Sends backups to an S3 bucket
Option | Required | Type | Description |
---|---|---|---|
remote_path | Yes | Str | Path to store the backups, Needs to include the bucketname. eg mybucket/path/to/backups |
s3_region | Yes | Bool | S3 region that bucket is in |
s3_access_key_id | No | Str | S3 Access key ID if not using IAM authentication |
s3_secret_access_key | No | Str | S3 Access key if not using IAM authentication |
s3_storage_class | No | Str | Storage class of bucket. Defaults to STANDARD. One of 'default', 'STANDARD', 'reduced_redundancy', 'standard_ia', 'onezone_ia', 'glacier', 'deep_archive', 'intelligent_tiering' |
s3_acl | No | Str | ACL type of bucket. Defaults to private. One of 'private', 'public-read', 'public-read-write','authenticated-read', 'bucket-owner-read' |
s3_encryption | No | Str | Encryption to apply. Defaults to AES256. One of 'none', 'AES256' |
s3_no_check_bucket | No | Bool | |
s3_disable_checksum | No | Bool |
Sends backups to and SFTP/SSH server
Option | Required | Type | Description |
---|---|---|---|
remote_path | Yes | Str | Path to store the backups on the remote server |
host | Yes | Str | Host to connect to |
ssh_user | Yes | Str | Username to connect as |
ssh_pass | No | Str | Password to connect with. Either ssh_pass or key_file needs to be set |
key_file | No | Str | Location of key file on the host. Either ssh_pass or key_file needs to be set |
Sends backups to an Azure Storage Blob container
Option | Required | Type | Description |
---|---|---|---|
remote_path | Yes | Str | Path to store the backups, Needs to include the container name. eg mycontainer/path/to/backups |
azure_account | Yes | Str | The name of the Azure storage account |
azure_endpoint | No | Str | To override the endpoint destination for the Azure storage account. Generally not required |
azure_key | No | Str | Storage account key. Only required if not using Azure MSI authentication |
azure_msi | No | Bool | Whether to use Azure MSI authentication to connect to the storage account |
azure_msi_object_id | No | Only required if there are multiple user assigned identities. Mutually exlusive with azure_msi_client_id and azure_msi_mi_res_id | |
azure_msi_client_id | No | Only required if there are multiple user assigned identities.
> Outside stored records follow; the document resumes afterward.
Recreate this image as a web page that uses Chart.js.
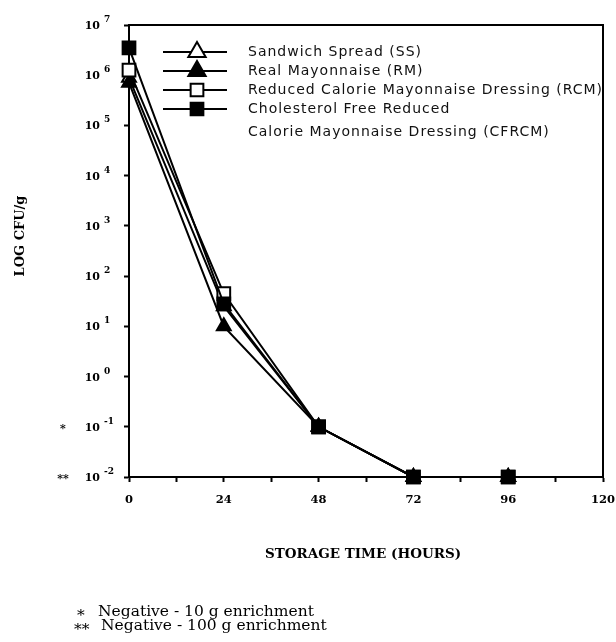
<!DOCTYPE html>
<html>
<head>
<meta charset="utf-8">
<script src="https://cdn.jsdelivr.net/npm/chart.js@4.4.1/dist/chart.umd.min.js"></script>
<style>
  html, body { margin: 0; padding: 0; background: #fff; }
  #wrap { width: 616px; height: 642px; }
</style>
</head>
<body>
<div id="wrap"><canvas id="chart" width="616" height="642"></canvas></div>
<script>

// storage time, hours
const hours = [0, 24, 48, 72, 96];

// CFU/g
const ssCounts    = [8.9e5, 25, 0.1, 0.01, 0.01];
const rmCounts    = [7.1e5, 10, 0.1, 0.01, 0.01];
const rcmCounts   = [1.26e6, 45, 0.1, 0.01, 0.01];
const cfrcmCounts = [3.5e6, 28, 0.1, 0.01, 0.01];

const seriesLabels = [
    ["Sandwich Spread (SS)"],
    ["Real Mayonnaise (RM)"],
    ["Reduced Calorie Mayonnaise Dressing (RCM)"],
    ["Cholesterol Free Reduced", "Calorie Mayonnaise Dressing (CFRCM)"]
];

const xTickLabels = [0, 24, 48, 72, 96, 120];
const yExponents = [7, 6, 5, 4, 3, 2, 1, 0, -1, -2];
const yMarks = { "-1": "*", "-2": "**" };

const SERIF = '"DejaVu Serif", "Liberation Serif", serif';
const SANS = '"DejaVu Sans", "Liberation Sans", sans-serif';

function toPoints(values) {
    var pts = [];
    for (var i = 0; i < values.length; i++) {
        pts.push({ x: hours[i], y: values[i] });
    }
    return pts;
}

function makeSeries(label, values, style, filled, radius, order) {
    return {
        label: label,
        data: toPoints(values),
        borderColor: "#000",
        borderWidth: 2,
        backgroundColor: filled ? "#000" : "#fff",
        pointStyle: style,
        pointRadius: radius,
        pointBorderWidth: 2,
        pointBorderColor: "#000",
        pointBackgroundColor: filled ? "#000" : "#fff",
        tension: 0,
        fill: false,
        clip: false,
        order: order
    };
}

// axes labels, box, legend and footnotes as they appear on the paper figure
const paperDecor = {
    id: "paperDecor",
    afterDraw: function (chart) {
        var ctx = chart.ctx;
        var area = chart.chartArea;
        var xs = chart.scales.x;
        var ys = chart.scales.y;

        ctx.save();
        ctx.strokeStyle = "#000";
        ctx.lineWidth = 2;
        ctx.beginPath();
        ctx.moveTo(area.left, area.top);
        ctx.lineTo(area.right, area.top);
        ctx.lineTo(area.right, area.bottom);
        ctx.stroke();

        ctx.fillStyle = "#000";

        // y tick labels: 10 with superscript exponent
        ctx.textBaseline = "alphabetic";
        for (var i = 0; i < yExponents.length; i++) {
            var e = yExponents[i];
            var py = ys.getPixelForValue(Math.pow(10, e));
            ctx.font = "bold 11px " + SERIF;
            ctx.textAlign = "right";
            ctx.fillText("10", 100, py + 4);
            ctx.font = "bold 9px " + SERIF;
            ctx.textAlign = "left";
            ctx.fillText(String(e), 104, py - 3);
            if (yMarks[e]) {
                ctx.font = "bold 11px " + SERIF;
                ctx.textAlign = "center";
                ctx.fillText(yMarks[e], 63, py + 5);
            }
        }

        // x tick labels
        ctx.font = "bold 11.5px " + SERIF;
        ctx.textAlign = "center";
        for (var j = 0; j < xTickLabels.length; j++) {
            ctx.fillText(String(xTickLabels[j]), xs.getPixelForValue(xTickLabels[j]), area.bottom + 26);
        }

        // axis titles
        ctx.font = "bold 13.5px " + SERIF;
        ctx.fillText("STORAGE TIME (HOURS)", 363, 558);
        ctx.save();
        ctx.translate(24, 236);
        ctx.rotate(-Math.PI / 2);
        ctx.font = "bold 13px " + SERIF;
        ctx.fillText("LOG CFU/g", 0, 0);
        ctx.restore();

        // footnotes
        ctx.textAlign = "left";
        ctx.font = "15.5px " + SERIF;
        ctx.fillText("*", 77, 620);
        ctx.fillText("Negative - 10 g enrichment", 98, 616);
        ctx.fillText("**", 74, 634);
        ctx.fillText("Negative - 100 g enrichment", 101, 630);

        // legend inside the plot
        var ly = [52, 71, 90, 109];
        ctx.font = "14px " + SANS;
        ctx.letterSpacing = "1px";
        ctx.textBaseline = "middle";
        chart.data.datasets.forEach(function (ds, k) {
            var y = ly[k];
            ctx.lineWidth = 2;
            ctx.strokeStyle = "#000";
            ctx.beginPath();
            ctx.moveTo(163, y);
            ctx.lineTo(227, y);
            ctx.stroke();
            ctx.fillStyle = ds.pointBackgroundColor;
            Chart.helpers.drawPoint(ctx, {
                pointStyle: ds.pointStyle,
                radius: ds.pointStyle === "triangle" ? 10 : 9,
                rotation: 0,
                borderWidth: 2
            }, 197, y);
            ctx.fillStyle = "#111";
            var lines = seriesLabels[k];
            for (var n = 0; n < lines.length; n++) {
                ctx.fillText(lines[n], 248, y + n * 23);
            }
        });
        ctx.letterSpacing = "0px";
        ctx.restore();
    }
};

new Chart(document.getElementById("chart"), {
    type: "line",
    data: {
        datasets: [
            makeSeries(seriesLabels[0].join(" "), ssCounts, "triangle", false, 8, 3),
            makeSeries(seriesLabels[1].join(" "), rmCounts, "triangle", true, 8, 2),
            makeSeries(seriesLabels[2].join(" "), rcmCounts, "rect", false, 9, 1),
            makeSeries(seriesLabels[3].join(" "), cfrcmCounts, "rect", true, 9, 0)
        ]
    },
    options: {
        responsive: false,
        animation: false,
        layout: { padding: { left: 129, right: 13, top: 25, bottom: 165 } },
        plugins: {
            legend: { display: false },
            tooltip: { enabled: false }
        },
        scales: {
            x: {
                type: "linear",
                min: 0,
                max: 120,
                ticks: { stepSize: 12, display: false },
                grid: { drawOnChartArea: false, tickLength: 5, tickWidth: 2, tickColor: "#000" },
                border: { color: "#000", width: 2 },
                afterFit: function (s) { s.height = 0; }
            },
            y: {
                type: "logarithmic",
                min: 0.01,
                max: 1e7,
                ticks: { display: false },
                afterBuildTicks: function (s) {
                    s.ticks = yExponents.map(function (e) { return { value: Math.pow(10, e) }; });
                },
                grid: { drawOnChartArea: false, tickLength: 5, tickWidth: 2, tickColor: "#000" },
                border: { color: "#000", width: 2 },
                afterFit: function (s) { s.width = 0; }
            }
        }
    },
    plugins: [paperDecor]
});
</script>
</body>
</html>
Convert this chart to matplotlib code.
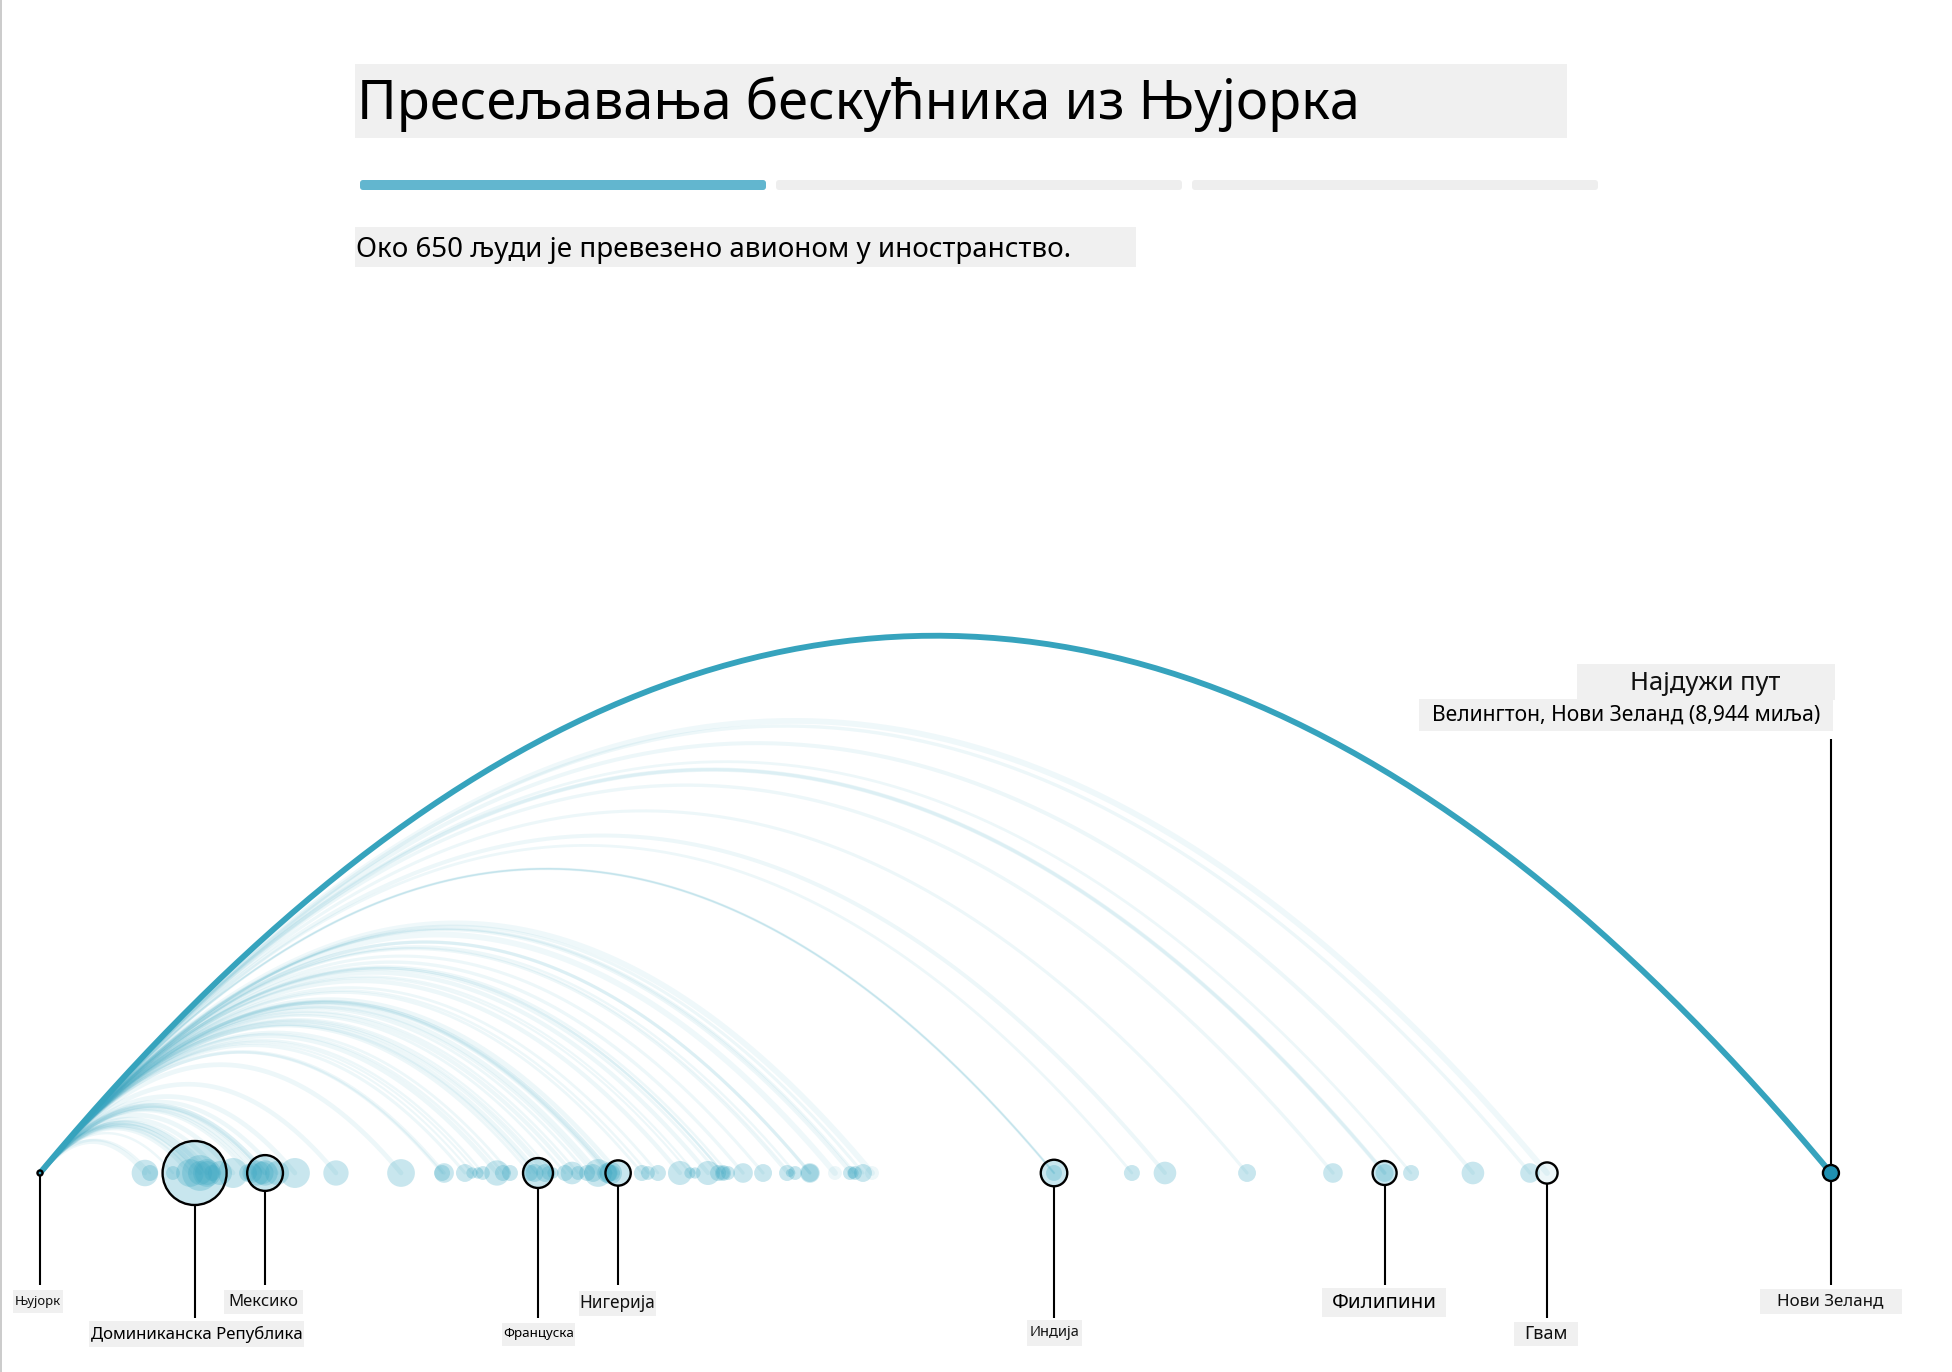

Mutually exlusive with azure_msi_object_id and azure_msi_mi_res_id | |
azure_msi_mi_res_id | No | Only required if there are multiple user assigned identities. Mutually exlusive with azure_msi_object_id and azure_msi_client_id |
- name: Schedule a backup to S3 bucket
remote_type: s3
cluster: testcluster
datacenters: dc1
remote_path: bucketname/path
local_retention: 10d
remote_retention: 60d
tag: "scheduled backup"
timeout: 10h
remote: True
schedule: True
schedule_expr: 0 1 * * *
s3_region: eu-west-2
s3_acl: private
- name: Snapshot a table to an Azure Blob
remote_type: azure
cluster: testcluster
datacenters: dc1
remote_path: foo
local_retention: 10d
remote_retention: 30d
tag: "Snapshot appTable"
timeout: 10h
remote: True
tables: ['appKeyspace.appTable']
keyspaces: ['appKeyspace']
schedule: False
azure_account: azure_storage_account_name
azure_use_msi: True
The playbooks are designed to run in a predefined order as some of them depend on the others. For example, you'll need to create the alert endpoints before you can set up alert routing.
- Set up alert endpoints
- Set up routes
- Set up metrics alerts
- Set up log alerts
- Set up Service checks
- Set up backup schedules
The provided Makefile is the easiest way to run the playbooks:
❯ make help
metrics-alerts Create alerts based on metrics
check run pre-commit tests
endpoints Create alert endpoints and integrations
log-alerts Create alerts based on logs
routes Create alert routes
service-checks Create alerts for TCP and shell connections
backups Create backup schedules
You can dedide to either configure all the parameters as explained above using the export_tokens.sh file or you can set them in the command line overriding the environment configuration:
make endpoints AXONOPS_ORG=ORG_NAME
make routes AXONOPS_ORG=ORG_NAME AXONOPS_CLUSTER=CLUSTER_NAME
make metrics-alerts AXONOPS_ORG=ORG_NAME AXONOPS_CLUSTER=CLUSTER_NAME
make log-alerts AXONOPS_ORG=ORG_NAME AXONOPS_CLUSTER=CLUSTER_NAME
make service-checks AXONOPS_ORG=ORG_NAME AXONOPS_CLUSTER=CLUSTER_NAME
make backups AXONOPS_ORG=ORG_NAME AXONOPS_CLUSTER=CLUSTER_NAME
The provided playbooks are only examples. Adapt the rules and configurations to suit your enterprise requirements.